*EXERCISE GOAL*:
Without including any pictures, write out the listing below exactly.

*DATASET EXTRACT*:

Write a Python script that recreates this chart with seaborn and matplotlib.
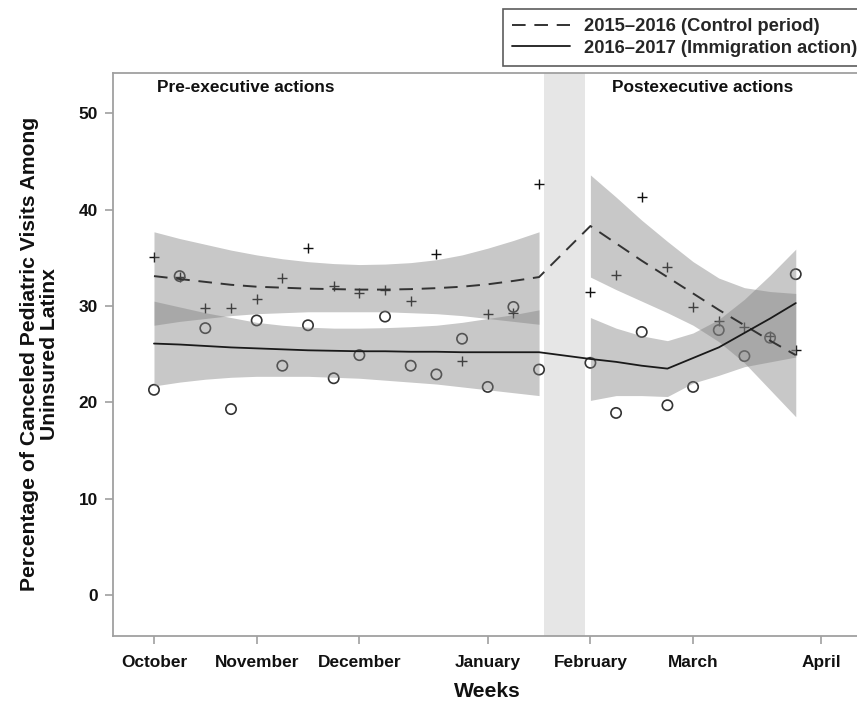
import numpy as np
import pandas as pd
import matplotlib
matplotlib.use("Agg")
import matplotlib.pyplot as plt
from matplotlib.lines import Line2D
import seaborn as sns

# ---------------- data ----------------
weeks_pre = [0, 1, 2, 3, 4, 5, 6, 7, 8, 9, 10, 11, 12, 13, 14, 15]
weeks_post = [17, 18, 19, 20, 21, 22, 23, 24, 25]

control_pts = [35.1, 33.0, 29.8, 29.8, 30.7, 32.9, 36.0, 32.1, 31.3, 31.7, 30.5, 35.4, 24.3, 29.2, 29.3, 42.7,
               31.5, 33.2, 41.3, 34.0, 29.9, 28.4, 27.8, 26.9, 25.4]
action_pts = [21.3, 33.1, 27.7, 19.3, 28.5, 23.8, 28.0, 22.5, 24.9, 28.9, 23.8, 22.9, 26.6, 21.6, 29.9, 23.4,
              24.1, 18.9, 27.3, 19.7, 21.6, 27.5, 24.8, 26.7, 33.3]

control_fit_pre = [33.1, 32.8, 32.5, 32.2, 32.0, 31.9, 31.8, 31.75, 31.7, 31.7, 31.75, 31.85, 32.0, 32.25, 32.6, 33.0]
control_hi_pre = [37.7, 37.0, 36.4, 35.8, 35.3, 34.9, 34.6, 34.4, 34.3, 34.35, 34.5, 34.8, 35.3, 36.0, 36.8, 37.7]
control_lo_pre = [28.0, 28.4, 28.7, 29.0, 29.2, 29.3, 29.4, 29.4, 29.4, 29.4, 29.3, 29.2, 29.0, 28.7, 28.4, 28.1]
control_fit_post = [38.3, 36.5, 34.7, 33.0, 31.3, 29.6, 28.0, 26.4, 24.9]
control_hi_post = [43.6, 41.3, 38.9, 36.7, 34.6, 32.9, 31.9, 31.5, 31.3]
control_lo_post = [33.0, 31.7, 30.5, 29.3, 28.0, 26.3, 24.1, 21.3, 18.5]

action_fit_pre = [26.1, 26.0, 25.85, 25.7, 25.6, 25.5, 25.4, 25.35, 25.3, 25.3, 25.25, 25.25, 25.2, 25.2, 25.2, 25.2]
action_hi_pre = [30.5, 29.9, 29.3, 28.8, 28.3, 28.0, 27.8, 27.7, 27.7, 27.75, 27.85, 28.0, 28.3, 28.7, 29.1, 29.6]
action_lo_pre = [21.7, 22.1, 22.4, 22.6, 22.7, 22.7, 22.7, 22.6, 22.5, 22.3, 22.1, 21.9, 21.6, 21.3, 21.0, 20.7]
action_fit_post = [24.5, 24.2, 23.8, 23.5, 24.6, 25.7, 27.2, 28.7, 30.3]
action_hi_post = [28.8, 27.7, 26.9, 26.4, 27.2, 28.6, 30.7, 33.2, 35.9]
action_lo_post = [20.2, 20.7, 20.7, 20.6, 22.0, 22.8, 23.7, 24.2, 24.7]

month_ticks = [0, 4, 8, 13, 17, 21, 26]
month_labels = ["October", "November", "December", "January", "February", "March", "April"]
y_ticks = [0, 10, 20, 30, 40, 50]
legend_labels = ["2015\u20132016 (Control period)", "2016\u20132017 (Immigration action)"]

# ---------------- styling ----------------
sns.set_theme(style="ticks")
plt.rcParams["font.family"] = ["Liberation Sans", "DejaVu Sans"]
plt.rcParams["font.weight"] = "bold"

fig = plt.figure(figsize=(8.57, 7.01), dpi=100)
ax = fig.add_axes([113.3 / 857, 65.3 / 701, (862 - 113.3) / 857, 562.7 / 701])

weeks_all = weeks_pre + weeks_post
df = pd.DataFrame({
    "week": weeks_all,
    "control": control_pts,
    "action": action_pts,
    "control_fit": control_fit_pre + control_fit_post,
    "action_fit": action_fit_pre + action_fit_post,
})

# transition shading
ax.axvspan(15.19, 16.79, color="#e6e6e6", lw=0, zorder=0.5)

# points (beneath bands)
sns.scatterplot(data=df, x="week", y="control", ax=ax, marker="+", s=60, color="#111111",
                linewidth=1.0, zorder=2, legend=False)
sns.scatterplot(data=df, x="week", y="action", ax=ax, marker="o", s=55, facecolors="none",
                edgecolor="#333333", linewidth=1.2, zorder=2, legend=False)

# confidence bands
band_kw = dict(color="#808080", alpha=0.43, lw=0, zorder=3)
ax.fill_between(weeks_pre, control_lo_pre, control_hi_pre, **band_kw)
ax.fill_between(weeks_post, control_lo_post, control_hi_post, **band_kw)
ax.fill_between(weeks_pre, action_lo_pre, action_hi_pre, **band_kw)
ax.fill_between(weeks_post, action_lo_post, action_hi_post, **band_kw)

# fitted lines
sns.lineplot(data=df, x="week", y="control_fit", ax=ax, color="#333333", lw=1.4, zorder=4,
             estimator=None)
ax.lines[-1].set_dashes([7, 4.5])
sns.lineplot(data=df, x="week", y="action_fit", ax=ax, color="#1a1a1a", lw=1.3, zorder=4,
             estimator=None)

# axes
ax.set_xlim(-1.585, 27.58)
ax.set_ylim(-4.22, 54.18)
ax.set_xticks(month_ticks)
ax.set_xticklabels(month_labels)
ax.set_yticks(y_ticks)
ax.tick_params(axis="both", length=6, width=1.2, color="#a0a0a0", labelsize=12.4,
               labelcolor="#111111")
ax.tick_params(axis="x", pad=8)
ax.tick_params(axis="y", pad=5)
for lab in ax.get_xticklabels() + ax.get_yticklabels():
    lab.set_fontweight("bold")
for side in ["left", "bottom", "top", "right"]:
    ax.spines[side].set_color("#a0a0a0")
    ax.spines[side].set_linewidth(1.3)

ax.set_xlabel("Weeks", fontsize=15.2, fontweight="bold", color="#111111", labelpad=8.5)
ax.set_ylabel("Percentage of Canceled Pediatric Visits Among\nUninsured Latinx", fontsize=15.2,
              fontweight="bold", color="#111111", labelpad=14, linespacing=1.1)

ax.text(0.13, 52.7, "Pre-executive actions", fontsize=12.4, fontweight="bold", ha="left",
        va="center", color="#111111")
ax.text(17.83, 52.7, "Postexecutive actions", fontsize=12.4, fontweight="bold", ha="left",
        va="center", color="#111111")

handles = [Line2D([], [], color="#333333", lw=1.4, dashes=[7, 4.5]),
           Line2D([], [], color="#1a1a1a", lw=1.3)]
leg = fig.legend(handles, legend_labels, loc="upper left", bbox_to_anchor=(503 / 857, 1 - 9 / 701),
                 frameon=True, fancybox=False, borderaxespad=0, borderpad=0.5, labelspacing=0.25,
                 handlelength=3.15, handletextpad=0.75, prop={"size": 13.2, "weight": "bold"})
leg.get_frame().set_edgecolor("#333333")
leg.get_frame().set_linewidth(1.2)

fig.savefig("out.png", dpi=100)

*EXERCISE RESPONSE*:
Write a Python script that recreates this chart with seaborn and matplotlib.
import numpy as np
import pandas as pd
import matplotlib
matplotlib.use("Agg")
import matplotlib.pyplot as plt
from matplotlib.lines import Line2D
import seaborn as sns

# ---------------- data ----------------
weeks_pre = [0, 1, 2, 3, 4, 5, 6, 7, 8, 9, 10, 11, 12, 13, 14, 15]
weeks_post = [17, 18, 19, 20, 21, 22, 23, 24, 25]

control_pts = [35.1, 33.0, 29.8, 29.8, 30.7, 32.9, 36.0, 32.1, 31.3, 31.7, 30.5, 35.4, 24.3, 29.2, 29.3, 42.7,
               31.5, 33.2, 41.3, 34.0, 29.9, 28.4, 27.8, 26.9, 25.4]
action_pts = [21.3, 33.1, 27.7, 19.3, 28.5, 23.8, 28.0, 22.5, 24.9, 28.9, 23.8, 22.9, 26.6, 21.6, 29.9, 23.4,
              24.1, 18.9, 27.3, 19.7, 21.6, 27.5, 24.8, 26.7, 33.3]

control_fit_pre = [33.1, 32.8, 32.5, 32.2, 32.0, 31.9, 31.8, 31.75, 31.7, 31.7, 31.75, 31.85, 32.0, 32.25, 32.6, 33.0]
control_hi_pre = [37.7, 37.0, 36.4, 35.8, 35.3, 34.9, 34.6, 34.4, 34.3, 34.35, 34.5, 34.8, 35.3, 36.0, 36.8, 37.7]
control_lo_pre = [28.0, 28.4, 28.7, 29.0, 29.2, 29.3, 29.4, 29.4, 29.4, 29.4, 29.3, 29.2, 29.0, 28.7, 28.4, 28.1]
control_fit_post = [38.3, 36.5, 34.7, 33.0, 31.3, 29.6, 28.0, 26.4, 24.9]
control_hi_post = [43.6, 41.3, 38.9, 36.7, 34.6, 32.9, 31.9, 31.5, 31.3]
control_lo_post = [33.0, 31.7, 30.5, 29.3, 28.0, 26.3, 24.1, 21.3, 18.5]

action_fit_pre = [26.1, 26.0, 25.85, 25.7, 25.6, 25.5, 25.4, 25.35, 25.3, 25.3, 25.25, 25.25, 25.2, 25.2, 25.2, 25.2]
action_hi_pre = [30.5, 29.9, 29.3, 28.8, 28.3, 28.0, 27.8, 27.7, 27.7, 27.75, 27.85, 28.0, 28.3, 28.7, 29.1, 29.6]
action_lo_pre = [21.7, 22.1, 22.4, 22.6, 22.7, 22.7, 22.7, 22.6, 22.5, 22.3, 22.1, 21.9, 21.6, 21.3, 21.0, 20.7]
action_fit_post = [24.5, 24.2, 23.8, 23.5, 24.6, 25.7, 27.2, 28.7, 30.3]
action_hi_post = [28.8, 27.7, 26.9, 26.4, 27.2, 28.6, 30.7, 33.2, 35.9]
action_lo_post = [20.2, 20.7, 20.7, 20.6, 22.0, 22.8, 23.7, 24.2, 24.7]

month_ticks = [0, 4, 8, 13, 17, 21, 26]
month_labels = ["October", "November", "December", "January", "February", "March", "April"]
y_ticks = [0, 10, 20, 30, 40, 50]
legend_labels = ["2015\u20132016 (Control period)", "2016\u20132017 (Immigration action)"]

# ---------------- styling ----------------
sns.set_theme(style="ticks")
plt.rcParams["font.family"] = ["Liberation Sans", "DejaVu Sans"]
plt.rcParams["font.weight"] = "bold"

fig = plt.figure(figsize=(8.57, 7.01), dpi=100)
ax = fig.add_axes([113.3 / 857, 65.3 / 701, (862 - 113.3) / 857, 562.7 / 701])

weeks_all = weeks_pre + weeks_post
df = pd.DataFrame({
    "week": weeks_all,
    "control": control_pts,
    "action": action_pts,
    "control_fit": control_fit_pre + control_fit_post,
    "action_fit": action_fit_pre + action_fit_post,
})

# transition shading
ax.axvspan(15.19, 16.79, color="#e6e6e6", lw=0, zorder=0.5)

# points (beneath bands)
sns.scatterplot(data=df, x="week", y="control", ax=ax, marker="+", s=60, color="#111111",
                linewidth=1.0, zorder=2, legend=False)
sns.scatterplot(data=df, x="week", y="action", ax=ax, marker="o", s=55, facecolors="none",
                edgecolor="#333333", linewidth=1.2, zorder=2, legend=False)

# confidence bands
band_kw = dict(color="#808080", alpha=0.43, lw=0, zorder=3)
ax.fill_between(weeks_pre, control_lo_pre, control_hi_pre, **band_kw)
ax.fill_between(weeks_post, control_lo_post, control_hi_post, **band_kw)
ax.fill_between(weeks_pre, action_lo_pre, action_hi_pre, **band_kw)
ax.fill_between(weeks_post, action_lo_post, action_hi_post, **band_kw)

# fitted lines
sns.lineplot(data=df, x="week", y="control_fit", ax=ax, color="#333333", lw=1.4, zorder=4,
             estimator=None)
ax.lines[-1].set_dashes([7, 4.5])
sns.lineplot(data=df, x="week", y="action_fit", ax=ax, color="#1a1a1a", lw=1.3, zorder=4,
             estimator=None)

# axes
ax.set_xlim(-1.585, 27.58)
ax.set_ylim(-4.22, 54.18)
ax.set_xticks(month_ticks)
ax.set_xticklabels(month_labels)
ax.set_yticks(y_ticks)
ax.tick_params(axis="both", length=6, width=1.2, color="#a0a0a0", labelsize=12.4,
               labelcolor="#111111")
ax.tick_params(axis="x", pad=8)
ax.tick_params(axis="y", pad=5)
for lab in ax.get_xticklabels() + ax.get_yticklabels():
    lab.set_fontweight("bold")
for side in ["left", "bottom", "top", "right"]:
    ax.spines[side].set_color("#a0a0a0")
    ax.spines[side].set_linewidth(1.3)

ax.set_xlabel("Weeks", fontsize=15.2, fontweight="bold", color="#111111", labelpad=8.5)
ax.set_ylabel("Percentage of Canceled Pediatric Visits Among\nUninsured Latinx", fontsize=15.2,
              fontweight="bold", color="#111111", labelpad=14, linespacing=1.1)

ax.text(0.13, 52.7, "Pre-executive actions", fontsize=12.4, fontweight="bold", ha="left",
        va="center", color="#111111")
ax.text(17.83, 52.7, "Postexecutive actions", fontsize=12.4, fontweight="bold", ha="left",
        va="center", color="#111111")

handles = [Line2D([], [], color="#333333", lw=1.4, dashes=[7, 4.5]),
           Line2D([], [], color="#1a1a1a", lw=1.3)]
leg = fig.legend(handles, legend_labels, loc="upper left", bbox_to_anchor=(503 / 857, 1 - 9 / 701),
                 frameon=True, fancybox=False, borderaxespad=0, borderpad=0.5, labelspacing=0.25,
                 handlelength=3.15, handletextpad=0.75, prop={"size": 13.2, "weight": "bold"})
leg.get_frame().set_edgecolor("#333333")
leg.get_frame().set_linewidth(1.2)

fig.savefig("out.png", dpi=100)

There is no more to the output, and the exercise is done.